Air India is considering a steep cut in the number of recognised unions in the airline, a move that may ensure efficient decision making during negotiations between the management and union representatives.
The national carrier has drawn a blueprint to cut the number of recognised unions in the airline from 15 to two -- one for pilots and another for the rest of the employees.
Air India’s staff is estimated at 25,000 (including staff at the airline’s maintenance-repair-overhaul and ground-handling subsidiaries).
If implemented, this would be the single-largest human resources transformative step in the airline’s history.
A few of the dominant unions Business Standard spoke to endorsed the move.
A senior Air India official involved in the process said, “Multiplicity of unions leads to conflicting demands, which often comes in the way of fruitful negotiations.
"We are looking at scaling down the number of recognised unions through elections.”
He added the two unions would be selected through an electoral process. Soon, Air India plans to put in place a four-member committee to frame the modalities of the elections.
The committee would include a retired trade union representative, a retired railways employee and an aviation industry specialist.
In 2007, the Indian Railways had reduced the number of unions from 34 to two.
As many as 1.4 million railway employees decided the number of unions, as well as their leadership, through secret ballot.
Major unions support Air India’s plan. “We are open to the plan of unification of unions.
However, we are against the management’s proposal of three separate unions for engineers for Air India, AIESL (Air India Engineering Services Ltd) and AIATSL (Air India Air Transport Services Limited),”
said George Abraham, general secretary, Aviation Industry Employees Guild, the largest representative body of former Air India employees.

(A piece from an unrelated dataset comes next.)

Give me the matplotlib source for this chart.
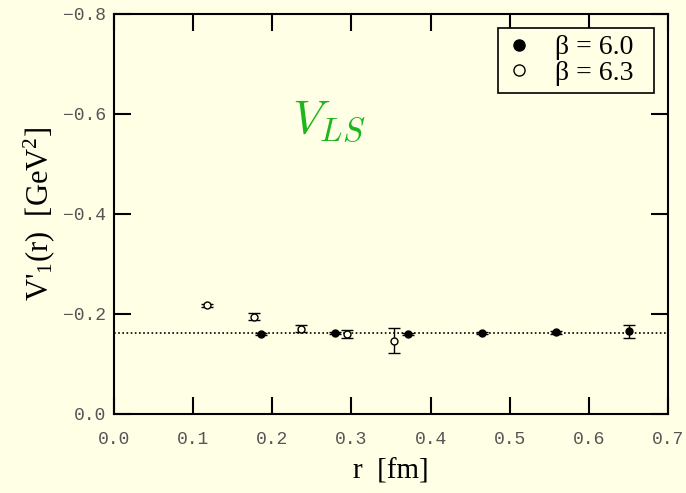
import matplotlib
matplotlib.use("Agg")
import matplotlib.pyplot as plt
from matplotlib.lines import Line2D

# beta = 6.0 (filled)
r_60 = [0.186, 0.279, 0.372, 0.465, 0.558, 0.651]
v_60 = [-0.161, -0.162, -0.161, -0.162, -0.164, -0.166]
e_60 = [0.002, 0.002, 0.002, 0.002, 0.003, 0.013]

# beta = 6.3 (open)
r_63 = [0.118, 0.177, 0.236, 0.294, 0.354]
v_63 = [-0.218, -0.195, -0.171, -0.160, -0.147]
e_63 = [0.003, 0.007, 0.007, 0.008, 0.025]

plateau = -0.1627
x_ticks = [0.0, 0.1, 0.2, 0.3, 0.4, 0.5, 0.6, 0.7]
y_ticks = [0.0, -0.2, -0.4, -0.6, -0.8]
legend_labels = ["β = 6.0", "β = 6.3"]

bg = "#ffffe6"
serif = "Liberation Serif"
plt.rcParams["mathtext.fontset"] = "custom"
plt.rcParams["mathtext.rm"] = serif
plt.rcParams["mathtext.it"] = serif + ":italic"

fig = plt.figure(figsize=(6.86, 4.93), dpi=100, facecolor=bg)
ax = fig.add_axes([114 / 686, 1 - 414 / 493, (668 - 114) / 686, (414 - 14) / 493])
ax.set_facecolor(bg)

ax.axhline(plateau, color="black", lw=1.2, ls=(0, (1, 1.5)), zorder=1)

ax.errorbar(r_60, v_60, yerr=e_60, fmt="o", ms=5, mfc="black", mec="black",
            ecolor="black", elinewidth=1.0, capsize=4.5, capthick=1.0, zorder=3)
ax.errorbar(r_63, v_63, yerr=e_63, fmt="o", ms=5, mfc=bg, mec="black", mew=1.0,
            ecolor="black", elinewidth=1.0, capsize=4.5, capthick=1.0, zorder=3)

ax.set_xlim(0.0, 0.7)
ax.set_ylim(0.0, -0.8)
ax.set_xticks(x_ticks)
ax.set_yticks(y_ticks)
ax.set_xticklabels([f"{t:.1f}" for t in x_ticks])
ax.set_yticklabels(["0.0" if t == 0 else f"\u2212{abs(t):.1f}" for t in y_ticks])

for lab in ax.get_xticklabels() + ax.get_yticklabels():
    lab.set_fontfamily("Liberation Mono")
    lab.set_fontsize(13)
    lab.set_color("#555555")

ax.tick_params(direction="in", length=12, width=1.5, top=True, right=True)
ax.tick_params(axis="x", pad=12)
ax.tick_params(axis="y", pad=6)
for s in ax.spines.values():
    s.set_linewidth(1.5)

ax.set_xlabel("r  [fm]", fontfamily=serif, fontsize=21, labelpad=8)
ax.set_ylabel(r"V$'_1$(r)  [GeV$^2$]", fontfamily=serif, fontsize=22, labelpad=4)

ax.text(0.2715, -0.585, r"$V_{LS}$", color="#1fb51f", fontsize=34,
        ha="center", va="center", math_fontfamily="cm")

handles = [
    Line2D([], [], ls="none", marker="o", ms=8, mfc="black", mec="black"),
    Line2D([], [], ls="none", marker="o", ms=8, mfc=bg, mec="black", mew=1.0),
]
leg = ax.legend(handles, [s + "\u2002" for s in legend_labels], loc="upper right",
                bbox_to_anchor=(1 - 14 / 554, 1 - 14 / 400),
                frameon=True, fancybox=False, edgecolor="black",
                prop={"family": serif, "size": 20}, handlelength=1.0,
                handletextpad=0.8, borderpad=0.25, labelspacing=0.0,
                borderaxespad=0)
leg.get_frame().set_linewidth(1.2)
leg.get_frame().set_facecolor(bg)
leg.get_frame().set_alpha(1)

fig.savefig("out.png", dpi=100, facecolor=bg)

According to the plan, the airline’s subsidiaries — AIESL (maintenance repair and overhaul) and AIATSL (ground handling) — would have three additional recognised unions between them.

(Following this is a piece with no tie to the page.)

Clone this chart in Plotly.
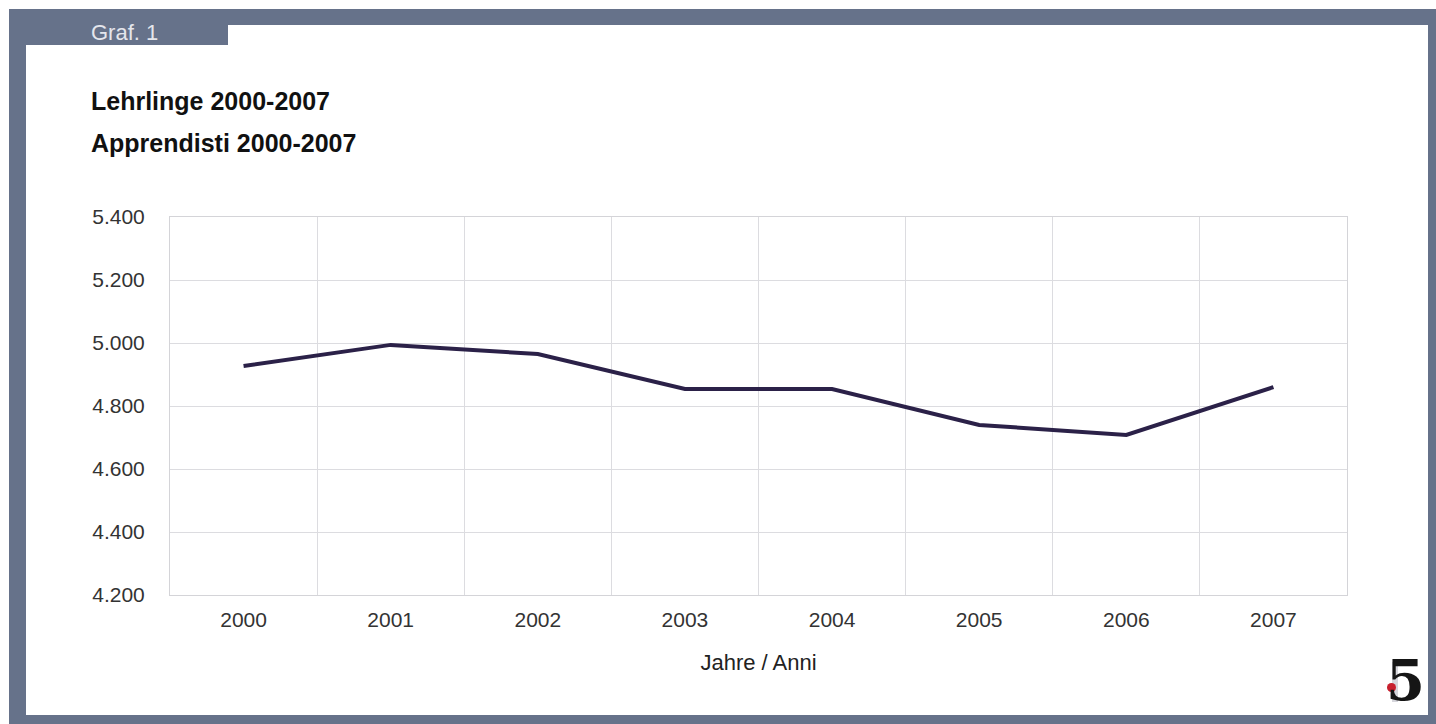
import plotly.graph_objects as go

years = [2000, 2001, 2002, 2003, 2004, 2005, 2006, 2007]
apprentices = [4927, 4994, 4965, 4854, 4854, 4740, 4708, 4860]
y_ticks = [4200, 4400, 4600, 4800, 5000, 5200, 5400]
title_lines = ["Lehrlinge 2000-2007", "Apprendisti 2000-2007"]
x_title = "Jahre / Anni"
tab_label = "Graf. 1"

W, H = 1436, 724
L, R, T, B = 170, 1347, 217, 595
FRAME = "#66728a"
FONT = "Liberation Sans, Arial, sans-serif"


def px(x):
    return (x - L) / (R - L)


def py(y):
    return (B - y) / (B - T)


fig = go.Figure()
fig.add_trace(go.Scatter(
    x=years, y=apprentices, mode="lines",
    line=dict(color="#2b2148", width=4), hoverinfo="x+y", showlegend=False,
))

shapes = []
def rect(x0, y0, x1, y1, color):
    shapes.append(dict(type="rect", xref="paper", yref="paper",
                       x0=px(x0), x1=px(x1), y0=py(y1), y1=py(y0),
                       fillcolor=color, line=dict(width=0), layer="above"))

# frame
rect(9, 9, W, 25, FRAME)
rect(9, 9, 26, H, FRAME)
rect(1428, 9, W, H, FRAME)
rect(9, 715, W, H, FRAME)
rect(9, 9, 228, 45, FRAME)
# logo
rect(1392, 662, 1398, 702, "#d6d6dc")
shapes.append(dict(type="circle", xref="paper", yref="paper",
                   x0=px(1387), x1=px(1396), y0=py(692), y1=py(683),
                   fillcolor="#c8202e", line=dict(width=0), layer="above"))

annotations = [
    dict(text=tab_label, x=px(89), y=py(32), xref="paper", yref="paper",
         xanchor="left", yanchor="middle", showarrow=False,
         font=dict(family=FONT, size=22, color="#e4e6ec")),
    dict(text="<b>" + title_lines[0] + "</b>", x=px(89), y=py(101), xref="paper", yref="paper",
         xanchor="left", yanchor="middle", showarrow=False,
         font=dict(family=FONT, size=25, color="#111111")),
    dict(text="<b>" + title_lines[1] + "</b>", x=px(89), y=py(143), xref="paper", yref="paper",
         xanchor="left", yanchor="middle", showarrow=False,
         font=dict(family=FONT, size=25, color="#111111")),
    dict(text="<b>5</b>", x=px(1405), y=py(680), xref="paper", yref="paper",
         xanchor="center", yanchor="middle", showarrow=False,
         font=dict(family="DejaVu Serif, serif", size=56, color="#151515")),
]

fig.update_layout(
    width=W, height=H,
    margin=dict(l=L, r=W - R, t=T, b=H - B, pad=0),
    paper_bgcolor="white", plot_bgcolor="white",
    separators=",.",
    font=dict(family=FONT, size=21, color="#333333"),
    shapes=shapes, annotations=annotations,
    xaxis=dict(
        range=[1999.5, 2007.5], tickvals=years, ticktext=[str(y) for y in years],
        showgrid=False, zeroline=False, ticks="", ticklabelstandoff=6,
        showline=True, linecolor="#d4d4d8", linewidth=1, mirror=True,
        minor=dict(tick0=1999.5, dtick=1, showgrid=True, gridcolor="#dcdce0", gridwidth=1, ticks=""),
        title=dict(text=x_title, font=dict(family=FONT, size=22, color="#222222"), standoff=24),
        tickfont=dict(family=FONT, size=21, color="#333333"),
    ),
    yaxis=dict(
        range=[4200, 5400], tickvals=y_ticks, tickformat=",.0f",
        showgrid=True, gridcolor="#dcdce0", gridwidth=1, zeroline=False, ticks="",
        showline=True, linecolor="#d4d4d8", linewidth=1, mirror=True,
        ticklabelstandoff=20,
        tickfont=dict(family=FONT, size=21, color="#333333"),
    ),
)

fig.write_html("out.html", config={"displayModeBar": False},
               post_script="document.body.style.margin='0';document.body.style.overflow='hidden';")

However, the pilots’ union feels the airline management should resolve other HR issues first. “Some HR issues related to bringing parity in pay structures and benefits extended to the employees of Air India and erstwhile Indian Airlines are pending.
We want the management to address these before going ahead with measures to rationalise unions,” said an office bearer of the Indian Commercial Pilots Association.

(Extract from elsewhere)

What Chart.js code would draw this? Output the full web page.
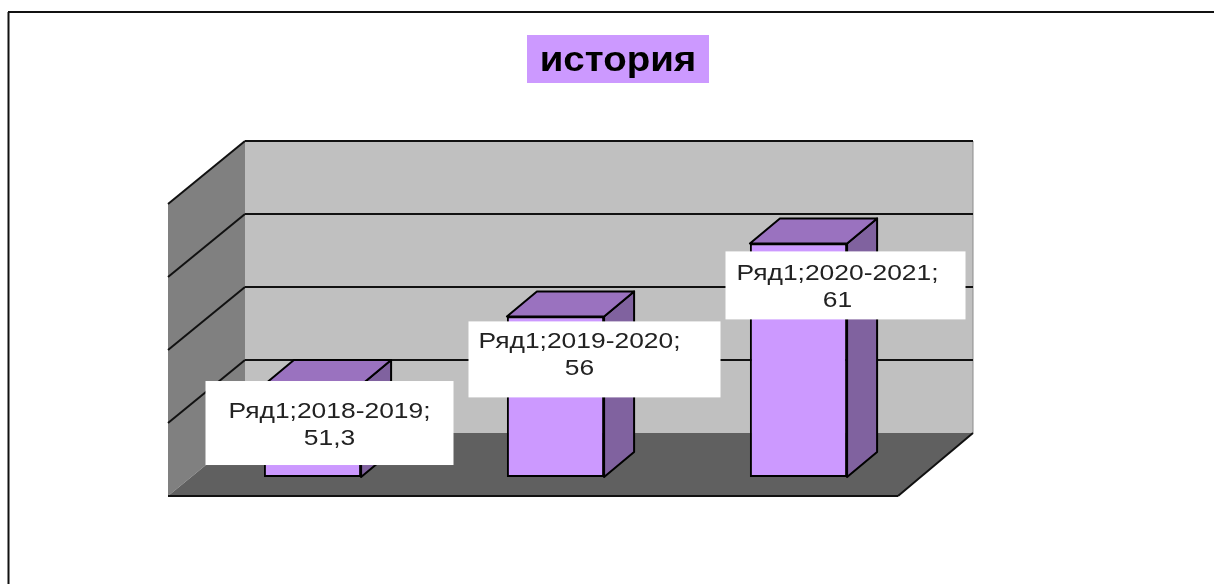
<!DOCTYPE html>
<html>
<head>
<meta charset="utf-8">
<style>
  html, body { margin: 0; padding: 0; background: #fff; overflow: hidden; }
  #wrap { width: 1214px; height: 584px; }
  #chart { filter: blur(0.4px); }
</style>
<script src="https://cdn.jsdelivr.net/npm/chart.js@4"></script>
</head>
<body>
<div id="wrap"><canvas id="chart" width="1214" height="584"></canvas></div>
<script>
const titleText = 'история'
const seriesName = 'Ряд1'
const categories = ['2018-2019', '2019-2020', '2020-2021']
const values = [51.3, 56, 61]
const valueLabels = ['51,3', '56', '61']
const yTicks = [45, 50, 55, 60, 65]

// hand placed label boxes in the original, given relative to each bar's top centre
const labelBoxes = [
  { dx: -107, dy: -4, w: 248, h: 84, textDx: 17, line1: 31, line2: 58 },
  { dx: -87, dy: 5, w: 252, h: 76, textDx: 24, line1: 21, line2: 48 },
  { dx: -73, dy: 8, w: 240, h: 68, textDx: 39, line1: 23, line2: 50 }
]

const colors = {
  backWall: '#c0c0c0',
  sideWall: '#808080',
  floor: '#606060',
  barFront: '#cc99ff',
  barTop: '#9a72bf',
  barSide: '#80629f',
  line: '#111111'
}

const poly = (ctx, pts, fill, stroke, width = 2) => {
  ctx.beginPath()
  pts.forEach((p, i) => i === 0 ? ctx.moveTo(p[0], p[1]) : ctx.lineTo(p[0], p[1]))
  ctx.closePath()
  if (fill) {
    ctx.fillStyle = fill
    ctx.fill()
  }
  if (stroke) {
    ctx.strokeStyle = stroke
    ctx.lineWidth = width
    ctx.lineJoin = 'round'
    ctx.stroke()
  }
}

const segment = (ctx, x1, y1, x2, y2, width = 2, color = colors.line) => {
  ctx.beginPath()
  ctx.moveTo(x1, y1)
  ctx.lineTo(x2, y2)
  ctx.strokeStyle = color
  ctx.lineWidth = width
  ctx.stroke()
}

// the original text is wider than the font's natural shape
const wideText = (ctx, text, x, y, stretch) => {
  ctx.save()
  ctx.translate(x, y)
  ctx.scale(stretch, 1)
  ctx.fillText(text, 0, 0)
  ctx.restore()
}

const scene = {
  id: 'scene',
  beforeDatasetsDraw: (chart) => {
    const { ctx, chartArea: area, scales: { y } } = chart
    const front = { l: area.left - 23, r: area.right - 22, b: area.bottom + 19 }
    const back = { l: area.left + 54, r: area.right + 53, b: area.bottom - 44 }
    const shiftFront = 19, shiftBack = -44
    const top = y.getPixelForValue(yTicks[yTicks.length - 1])

    ctx.save()
    // outer frame, only top and left are in the picture
    segment(ctx, 8.5, 584, 8.5, 12, 2)
    segment(ctx, 8, 12, 1214, 12, 2)

    poly(ctx, [[back.l, top + shiftBack], [back.r, top + shiftBack], [back.r, back.b], [back.l, back.b]], colors.backWall)
    poly(ctx, [[front.l, top + shiftFront], [back.l, top + shiftBack], [back.l, back.b], [front.l, front.b]], colors.sideWall)
    poly(ctx, [[front.l, front.b], [back.l, back.b], [back.r, back.b], [front.r, front.b]], colors.floor)
    segment(ctx, back.r, top + shiftBack, back.r, back.b, 1, '#8c8c8c')

    yTicks.slice(1).forEach(tick => {
      const py = y.getPixelForValue(tick)
      segment(ctx, front.l, py + shiftFront, back.l, py + shiftBack)
      segment(ctx, back.l, py + shiftBack, back.r, py + shiftBack)
    })
    segment(ctx, front.l, front.b, front.r, front.b)
    segment(ctx, front.r, front.b, back.r, back.b)

    // depth faces of the bars, the front face is the real Chart.js bar
    const dx = 30, dy = -25
    const base = y.getPixelForValue(yTicks[0])
    chart.getDatasetMeta(0).data.forEach(bar => {
      const l = bar.x - bar.width / 2, r = bar.x + bar.width / 2
      poly(ctx, [[r, bar.y], [r + dx, bar.y + dy], [r + dx, base + dy], [r, base]], colors.barSide, '#000')
      poly(ctx, [[l, bar.y], [l + dx, bar.y + dy], [r + dx, bar.y + dy], [r, bar.y]], colors.barTop, '#000')
    })
    ctx.restore()
  },
  afterDatasetsDraw: (chart) => {
    const { ctx } = chart
    ctx.save()
    ctx.textAlign = 'center'
    ctx.textBaseline = 'middle'
    ctx.font = '22px "Liberation Sans"'
    chart.getDatasetMeta(0).data.forEach((bar, i) => {
      const box = labelBoxes[i]
      const x = bar.x + box.dx, y = bar.y + box.dy
      ctx.fillStyle = '#fff'
      ctx.fillRect(x, y, box.w, box.h)
      ctx.fillStyle = '#222'
      wideText(ctx, `${seriesName};${categories[i]};`, bar.x + box.textDx, y + box.line1, 1.2)
      wideText(ctx, valueLabels[i], bar.x + box.textDx, y + box.line2, 1.2)
    })

    ctx.fillStyle = colors.barFront
    ctx.fillRect(527, 35, 182, 48)
    ctx.fillStyle = '#000'
    ctx.font = 'bold 35px "Liberation Sans"'
    wideText(ctx, titleText, 618, 61, 1.1)
    ctx.restore()
  }
}

new Chart(document.getElementById('chart'), {
  type: 'bar',
  data: {
    labels: categories,
    datasets: [{
      label: seriesName,
      data: values,
      base: yTicks[0],
      backgroundColor: colors.barFront,
      borderColor: '#000',
      borderWidth: 2,
      borderSkipped: false,
      barPercentage: 0.4,
      categoryPercentage: 1
    }]
  },
  options: {
    responsive: false,
    animation: false,
    layout: { padding: { left: 191, right: 294, top: 185, bottom: 107 } },
    scales: {
      x: { display: false },
      y: { display: false, min: yTicks[0], max: yTicks[yTicks.length - 1], ticks: { stepSize: 5 } }
    },
    plugins: {
      legend: { display: false },
      tooltip: { enabled: false }
    }
  },
  plugins: [scene]
})
</script>
</body>
</html>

Amber Dubey, partner and head (aviation), KPMG, said, “Rationalising the number of unions at Air India is a long-pending reform. The management would have fewer union leaders to talk to and the conversation is likely to be more mature.
"Fewer unions also means they would have higher bargaining power to get their legitimate demands accepted, rather than one being pitted against the other. Multiplicity of unions helps none other than, perhaps, union leaders.”.
“No one has forgotten the debilitating pilots’ strike during the peak summer season last year. Everyone lost -- Air India, Indian passengers, foreign tourists, India’s brand image and the real owner of Air India, the Indian taxpayer,” he added.
In May 2012, the Indian Pilots’ Guild, which represents pilots of erstwhile Air India, went on a 58-day strike to protest against the promotion procedure and the induction of pilots from erstwhile Indian Airlines in training programmes to fly Dreamliners.
Subsequently, the Indian Pilots’ Guild was derecognised by Civil Aviation Minister Ajit Singh.